▶ _Written instruction_
Set the lines down again exactly, first line through the line that contains "2.5, 3, 3.5, 4];", with no pictures.

▶ _Available data_
|---|

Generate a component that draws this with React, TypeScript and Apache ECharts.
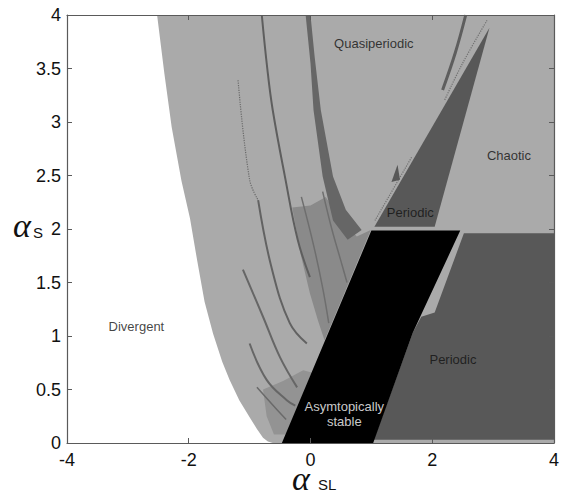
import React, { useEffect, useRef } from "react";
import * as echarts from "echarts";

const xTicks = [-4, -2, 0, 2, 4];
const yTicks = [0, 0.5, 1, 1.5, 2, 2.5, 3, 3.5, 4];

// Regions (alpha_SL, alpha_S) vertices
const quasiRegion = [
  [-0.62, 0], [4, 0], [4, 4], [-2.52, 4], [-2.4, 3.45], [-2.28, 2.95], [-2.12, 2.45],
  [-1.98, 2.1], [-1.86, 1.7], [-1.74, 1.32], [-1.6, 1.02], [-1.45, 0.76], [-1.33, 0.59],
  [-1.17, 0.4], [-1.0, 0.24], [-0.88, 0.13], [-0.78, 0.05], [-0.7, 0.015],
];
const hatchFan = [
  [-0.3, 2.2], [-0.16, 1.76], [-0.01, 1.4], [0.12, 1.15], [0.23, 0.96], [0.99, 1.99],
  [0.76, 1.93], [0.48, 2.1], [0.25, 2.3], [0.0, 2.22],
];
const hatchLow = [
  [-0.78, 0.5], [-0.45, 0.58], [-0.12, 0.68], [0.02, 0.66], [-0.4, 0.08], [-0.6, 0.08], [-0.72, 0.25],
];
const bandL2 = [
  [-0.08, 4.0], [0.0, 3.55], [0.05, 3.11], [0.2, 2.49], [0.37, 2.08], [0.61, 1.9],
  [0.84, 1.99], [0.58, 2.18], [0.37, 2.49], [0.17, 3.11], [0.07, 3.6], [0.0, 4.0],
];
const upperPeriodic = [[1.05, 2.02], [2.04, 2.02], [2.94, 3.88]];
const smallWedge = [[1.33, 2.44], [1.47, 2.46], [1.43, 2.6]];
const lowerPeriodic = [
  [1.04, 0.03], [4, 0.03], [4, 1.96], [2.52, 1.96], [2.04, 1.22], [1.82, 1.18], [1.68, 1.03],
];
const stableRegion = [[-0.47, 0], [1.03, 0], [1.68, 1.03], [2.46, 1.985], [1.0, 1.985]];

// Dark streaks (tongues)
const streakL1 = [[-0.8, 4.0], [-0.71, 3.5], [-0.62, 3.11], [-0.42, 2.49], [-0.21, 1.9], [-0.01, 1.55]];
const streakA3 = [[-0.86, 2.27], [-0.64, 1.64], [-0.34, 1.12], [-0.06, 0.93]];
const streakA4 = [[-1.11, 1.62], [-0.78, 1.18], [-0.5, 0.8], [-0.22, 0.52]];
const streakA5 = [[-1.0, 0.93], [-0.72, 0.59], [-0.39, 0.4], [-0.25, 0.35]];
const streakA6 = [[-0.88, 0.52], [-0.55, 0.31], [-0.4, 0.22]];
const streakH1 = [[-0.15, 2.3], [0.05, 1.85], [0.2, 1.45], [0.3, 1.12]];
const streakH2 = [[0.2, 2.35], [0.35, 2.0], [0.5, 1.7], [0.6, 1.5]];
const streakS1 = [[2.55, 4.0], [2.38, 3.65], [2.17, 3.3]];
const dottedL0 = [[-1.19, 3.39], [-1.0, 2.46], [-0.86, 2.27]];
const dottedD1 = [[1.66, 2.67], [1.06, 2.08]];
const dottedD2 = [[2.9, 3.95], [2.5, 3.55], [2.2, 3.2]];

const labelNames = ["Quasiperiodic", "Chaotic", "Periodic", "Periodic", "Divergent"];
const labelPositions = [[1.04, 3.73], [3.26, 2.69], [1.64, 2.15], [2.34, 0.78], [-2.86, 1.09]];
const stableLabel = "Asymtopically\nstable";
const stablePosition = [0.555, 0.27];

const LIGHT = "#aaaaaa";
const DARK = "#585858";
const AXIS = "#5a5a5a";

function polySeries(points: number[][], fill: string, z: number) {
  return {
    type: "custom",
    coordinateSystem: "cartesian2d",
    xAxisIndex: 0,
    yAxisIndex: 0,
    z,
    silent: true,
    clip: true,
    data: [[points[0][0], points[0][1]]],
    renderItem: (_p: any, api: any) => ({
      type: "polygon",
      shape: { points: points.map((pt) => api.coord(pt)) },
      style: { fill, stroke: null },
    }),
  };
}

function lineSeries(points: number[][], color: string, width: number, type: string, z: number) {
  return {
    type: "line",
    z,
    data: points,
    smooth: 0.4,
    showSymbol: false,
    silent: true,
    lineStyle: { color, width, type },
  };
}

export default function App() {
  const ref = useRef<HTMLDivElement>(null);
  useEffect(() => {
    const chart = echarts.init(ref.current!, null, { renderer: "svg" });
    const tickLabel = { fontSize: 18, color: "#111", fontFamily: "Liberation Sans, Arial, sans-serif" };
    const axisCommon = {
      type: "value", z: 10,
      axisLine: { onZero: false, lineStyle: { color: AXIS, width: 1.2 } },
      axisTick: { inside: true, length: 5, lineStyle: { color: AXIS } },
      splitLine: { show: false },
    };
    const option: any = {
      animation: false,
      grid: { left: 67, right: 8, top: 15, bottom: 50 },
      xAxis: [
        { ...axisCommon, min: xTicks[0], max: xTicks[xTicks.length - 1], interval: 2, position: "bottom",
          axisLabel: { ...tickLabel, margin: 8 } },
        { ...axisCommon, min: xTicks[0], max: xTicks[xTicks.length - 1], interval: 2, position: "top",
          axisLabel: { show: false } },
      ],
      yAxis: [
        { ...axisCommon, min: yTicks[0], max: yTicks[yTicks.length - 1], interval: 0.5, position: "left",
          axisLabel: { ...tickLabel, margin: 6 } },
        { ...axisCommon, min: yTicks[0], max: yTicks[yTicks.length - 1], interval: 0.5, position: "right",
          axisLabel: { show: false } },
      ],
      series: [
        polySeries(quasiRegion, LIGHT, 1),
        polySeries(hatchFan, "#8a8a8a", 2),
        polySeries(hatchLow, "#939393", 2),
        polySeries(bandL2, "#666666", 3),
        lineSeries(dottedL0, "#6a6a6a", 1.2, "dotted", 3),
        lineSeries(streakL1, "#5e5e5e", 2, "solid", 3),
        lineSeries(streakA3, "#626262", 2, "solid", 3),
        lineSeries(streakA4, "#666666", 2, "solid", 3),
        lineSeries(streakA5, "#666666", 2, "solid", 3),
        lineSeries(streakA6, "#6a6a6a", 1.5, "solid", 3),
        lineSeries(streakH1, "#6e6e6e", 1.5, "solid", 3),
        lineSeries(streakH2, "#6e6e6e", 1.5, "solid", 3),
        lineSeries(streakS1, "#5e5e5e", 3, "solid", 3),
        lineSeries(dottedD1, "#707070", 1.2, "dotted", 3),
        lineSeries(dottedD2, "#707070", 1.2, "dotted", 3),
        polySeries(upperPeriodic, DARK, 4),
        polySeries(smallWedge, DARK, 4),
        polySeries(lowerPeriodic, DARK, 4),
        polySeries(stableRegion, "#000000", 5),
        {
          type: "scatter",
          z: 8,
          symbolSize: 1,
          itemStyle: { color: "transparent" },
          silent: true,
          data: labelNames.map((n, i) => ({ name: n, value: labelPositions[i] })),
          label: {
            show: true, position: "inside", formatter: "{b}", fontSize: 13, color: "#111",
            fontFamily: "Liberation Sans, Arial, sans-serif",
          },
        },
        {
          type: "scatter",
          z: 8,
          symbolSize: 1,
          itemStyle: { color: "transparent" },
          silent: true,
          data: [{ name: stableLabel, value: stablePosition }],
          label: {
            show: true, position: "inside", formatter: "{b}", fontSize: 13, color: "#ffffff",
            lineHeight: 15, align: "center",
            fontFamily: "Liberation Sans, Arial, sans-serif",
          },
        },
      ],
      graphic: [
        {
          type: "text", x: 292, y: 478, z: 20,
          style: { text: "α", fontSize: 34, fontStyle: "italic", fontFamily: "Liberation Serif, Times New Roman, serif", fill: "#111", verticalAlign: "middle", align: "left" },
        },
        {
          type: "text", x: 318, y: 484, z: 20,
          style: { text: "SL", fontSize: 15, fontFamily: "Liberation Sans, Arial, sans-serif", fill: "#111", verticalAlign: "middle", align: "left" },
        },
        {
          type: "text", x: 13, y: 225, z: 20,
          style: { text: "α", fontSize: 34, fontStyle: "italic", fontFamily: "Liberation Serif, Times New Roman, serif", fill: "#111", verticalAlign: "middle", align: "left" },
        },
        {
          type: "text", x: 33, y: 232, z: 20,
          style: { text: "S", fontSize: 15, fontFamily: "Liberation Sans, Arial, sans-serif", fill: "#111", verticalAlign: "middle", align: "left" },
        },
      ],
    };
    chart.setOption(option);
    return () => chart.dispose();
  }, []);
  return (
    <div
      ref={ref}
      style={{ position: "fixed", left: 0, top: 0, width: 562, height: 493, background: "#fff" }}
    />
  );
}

|---|

▶ _Written response_
Generate a component that draws this with React, TypeScript and Apache ECharts.
import React, { useEffect, useRef } from "react";
import * as echarts from "echarts";

const xTicks = [-4, -2, 0, 2, 4];
const yTicks = [0, 0.5, 1, 1.5, 2, 2.5, 3, 3.5, 4];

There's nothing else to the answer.